Hydroxypropyl-β-Cyclodextrin depletes membrane cholesterol and inhibits SARS-COV-2 entry into HEK293T-ACEhi cells

Abstract Vaccination has drastically decreased mortality due to COVID-19 but not the rate of SARS-CoV-2 infection. Alternative strategies like inhibition of virus entry by interference with ACE2 receptors, could be warranted. Cyclodextrins (CDs) are cyclic oligosaccharides able to deplete cholesterol from membrane lipid raft, thus inducing ACE2 receptors to relocate to areas devoid of lipid rafts. To explore the possibility of reducing SARS-CoV-2 entry, we tested hydroxypropyl-β-cyclodextrin (HPβCD) in a HEK293T-ACE2hi cell line stably overexpressing human ACE2 and pseudotyped SARS-CoV-2 particles. We showed that HPβCD is not toxic to the cells for concentrations up to 5 mM and that this concentration has no significant effect on cell cycle parameters in any experimental condition tested.

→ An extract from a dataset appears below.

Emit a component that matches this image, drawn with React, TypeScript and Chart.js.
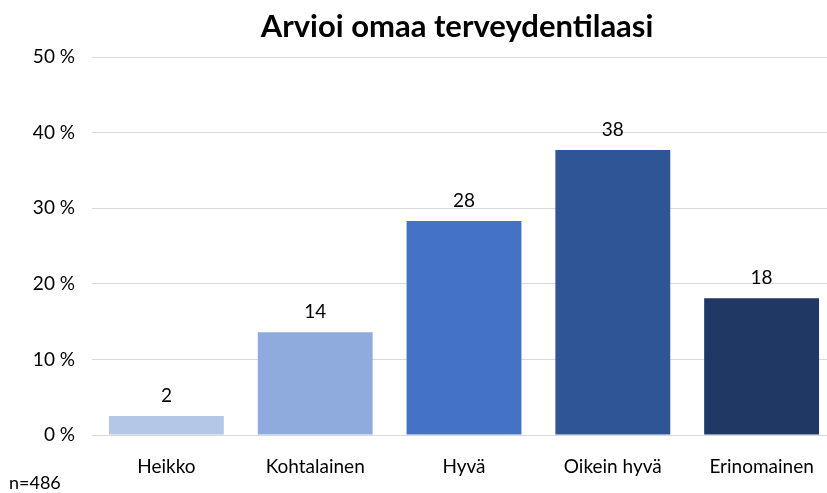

Exposure of HEK293T-ACEhi cells to concentrations of HPβCD starting from 2.5 mM to 10 mM showed a concentration-dependent reduction down to about 50% of the initial membrane cholesterol content. In addition, incubation of HEK293T-ACEhi cells with HIV-S-CoV2 pseudotyped particles in presence of increasing concentrations of HPβCD (from 0.1 to 10 mM) displayed a concentration-dependent effect on SARS-CoV-2 entry efficiency, with concentrations at least one order of magnitude lower than the lowest concentration showing toxic effects. These data indicate HPβCD as a strong candidate as a SARS-CoV-2 prophylactic agent.